Mr Obama did not limit his criticism to the billionaire real estate tycoon, hitting out at "troubling" statements from the entire GOP field of candidates seeking to replace him.
But he reserved his toughest remarks for Mr Trump, offering a scathing assessment of why he thinks the American people will not elect him.
"I continue to believe that Mr Trump will not be president. And the reason is because I have a lot of faith in the American people. And I think they recognise that being president is a serious job," he told reporters in California.
"It's not hosting a talk show or a reality show. It's not promotion. It's not marketing. It's hard," he said on the sidelines of a summit with leaders and representatives of 10 Southeast Asian nations.
"It's not a matter of pandering and doing whatever will get you in the news on a given day. And sometimes it requires you making hard decisions, even when people don't like it," Mr Obama continued.
He also noted the need to be "able to work with leaders around the world in a way that reflects the importance of the office." "During primaries, people vent and they express themselves," Mr Obama said, alluding to Mr Trump's brash, take-no-prisoners style.
"Oftentimes it's reported just like entertainment, but as you get closer, the reality has a way of intruding." "The American people are pretty sensible. And I think they'll make a sensible choice in the end," he concluded.

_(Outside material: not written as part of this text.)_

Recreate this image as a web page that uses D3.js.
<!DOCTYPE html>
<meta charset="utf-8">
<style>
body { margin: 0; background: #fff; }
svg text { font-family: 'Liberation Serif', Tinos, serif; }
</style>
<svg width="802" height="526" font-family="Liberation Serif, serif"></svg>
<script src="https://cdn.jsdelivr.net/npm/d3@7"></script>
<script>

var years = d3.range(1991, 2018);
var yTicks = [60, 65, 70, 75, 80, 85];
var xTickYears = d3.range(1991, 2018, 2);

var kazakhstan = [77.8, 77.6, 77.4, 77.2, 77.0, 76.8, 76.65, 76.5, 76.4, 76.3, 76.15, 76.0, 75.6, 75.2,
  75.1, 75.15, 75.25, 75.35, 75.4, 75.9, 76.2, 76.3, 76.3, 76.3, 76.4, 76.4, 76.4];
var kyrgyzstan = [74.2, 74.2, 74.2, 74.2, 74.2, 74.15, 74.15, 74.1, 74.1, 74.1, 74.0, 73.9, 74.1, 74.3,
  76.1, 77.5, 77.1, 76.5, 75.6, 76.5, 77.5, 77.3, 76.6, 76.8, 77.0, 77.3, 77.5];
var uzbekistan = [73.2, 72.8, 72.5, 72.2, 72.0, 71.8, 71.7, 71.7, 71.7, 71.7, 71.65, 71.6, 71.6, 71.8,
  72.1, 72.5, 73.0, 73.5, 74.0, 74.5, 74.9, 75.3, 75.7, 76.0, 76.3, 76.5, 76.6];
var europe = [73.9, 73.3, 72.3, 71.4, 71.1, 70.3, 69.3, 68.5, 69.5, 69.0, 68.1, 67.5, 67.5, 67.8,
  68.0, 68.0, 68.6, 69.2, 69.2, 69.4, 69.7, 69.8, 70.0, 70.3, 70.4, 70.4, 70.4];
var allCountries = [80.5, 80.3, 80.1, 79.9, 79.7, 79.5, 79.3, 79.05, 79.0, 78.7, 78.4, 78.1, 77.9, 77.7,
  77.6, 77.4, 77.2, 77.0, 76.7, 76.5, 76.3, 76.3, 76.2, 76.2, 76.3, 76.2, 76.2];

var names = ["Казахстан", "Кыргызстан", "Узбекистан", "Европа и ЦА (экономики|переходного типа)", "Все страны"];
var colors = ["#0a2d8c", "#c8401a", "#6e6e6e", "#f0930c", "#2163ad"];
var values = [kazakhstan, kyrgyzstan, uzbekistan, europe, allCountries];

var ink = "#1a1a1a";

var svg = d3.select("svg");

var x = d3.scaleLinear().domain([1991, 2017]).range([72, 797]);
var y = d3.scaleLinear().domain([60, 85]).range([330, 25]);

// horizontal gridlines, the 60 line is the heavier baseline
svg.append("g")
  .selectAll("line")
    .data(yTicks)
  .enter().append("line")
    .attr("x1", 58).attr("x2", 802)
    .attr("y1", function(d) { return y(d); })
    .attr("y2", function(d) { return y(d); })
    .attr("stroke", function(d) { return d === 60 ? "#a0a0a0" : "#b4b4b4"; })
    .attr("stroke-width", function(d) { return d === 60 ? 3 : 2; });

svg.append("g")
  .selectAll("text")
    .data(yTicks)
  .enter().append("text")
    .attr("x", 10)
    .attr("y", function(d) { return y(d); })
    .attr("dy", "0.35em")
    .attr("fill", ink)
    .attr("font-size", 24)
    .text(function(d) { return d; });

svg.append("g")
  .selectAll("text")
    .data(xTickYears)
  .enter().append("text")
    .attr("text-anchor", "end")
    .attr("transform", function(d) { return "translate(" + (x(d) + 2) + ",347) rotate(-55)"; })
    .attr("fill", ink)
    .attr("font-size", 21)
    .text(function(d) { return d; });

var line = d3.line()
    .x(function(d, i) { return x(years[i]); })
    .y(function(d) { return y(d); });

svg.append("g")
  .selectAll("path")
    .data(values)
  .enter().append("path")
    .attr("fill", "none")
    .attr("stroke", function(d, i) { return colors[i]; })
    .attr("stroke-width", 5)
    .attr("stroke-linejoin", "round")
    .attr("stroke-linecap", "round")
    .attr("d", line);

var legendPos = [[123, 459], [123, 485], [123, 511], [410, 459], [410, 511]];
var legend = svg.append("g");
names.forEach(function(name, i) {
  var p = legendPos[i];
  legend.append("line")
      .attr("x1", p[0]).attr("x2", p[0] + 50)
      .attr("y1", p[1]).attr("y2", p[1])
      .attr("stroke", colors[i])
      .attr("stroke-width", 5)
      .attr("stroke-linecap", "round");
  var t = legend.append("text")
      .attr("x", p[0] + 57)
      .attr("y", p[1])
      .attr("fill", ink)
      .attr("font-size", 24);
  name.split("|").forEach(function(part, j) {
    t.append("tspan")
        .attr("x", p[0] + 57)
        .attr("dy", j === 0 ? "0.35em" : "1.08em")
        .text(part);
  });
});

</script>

The 69-year-old Trump has long been ahead in the Republican race for the White House nomination, according to opinion polls.

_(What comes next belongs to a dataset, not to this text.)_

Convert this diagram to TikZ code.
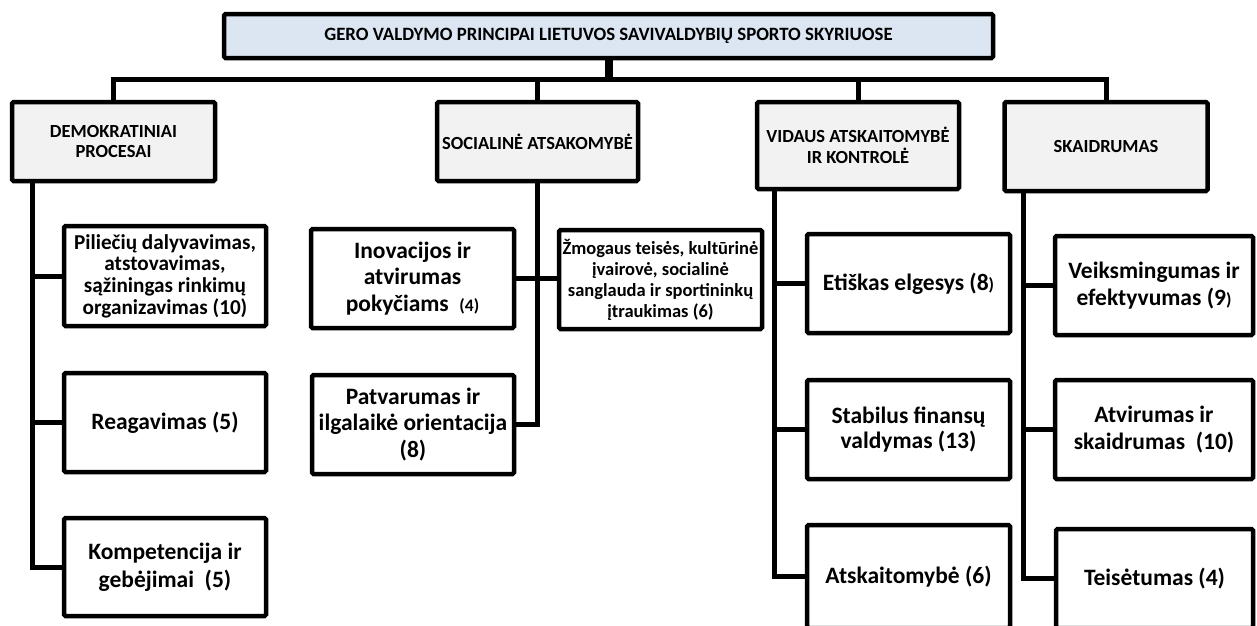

He lost the Iowa caucuses to Senator Ted Cruz early this month, but roared to victory in the New Hampshire primary last week. He holds a commanding 16-point lead over Mr Cruz in South Carolina, according to a CNN poll.
Mr Obama, whose successor will be chosen on November 8, insisted that Mr Trump was not alone in expressing unsettling proposals on the Republican campaign trail.
"He may up the ante in anti-Muslim sentiment, but if you look at what the other Republican candidates have said, that's pretty troubling, too," he said.
"They're all denying climate change. I think that's troubling to the international community."
In another challenge to his political rivals, Mr Obama again insisted he would nominate a successor to late Supreme Court justice Antonin Scalia, and said Republicans were duty-bound not to hold up the process.
"The Constitution is pretty clear about what is supposed to happen now. When there is a vacancy on the Supreme Court, the president of the United States is to nominate someone," Mr Obama said.
He lamented the "venom and rancor in Washington," which he said had "prevented us from getting basic work done," adding: "This would be a good moment for us to rise above that."
Almost as soon as Scalia's death was announced Saturday, Republican Senate majority leader Mitch McConnell warned that the next president, not Mr Obama, should name the ultra-conservative justice's replacement.
The choice of a successor to Scalia could tip the balance on the high court - which effectively is left with four liberal-leaning justices and four conservative justices - and affect several major cases on its docket.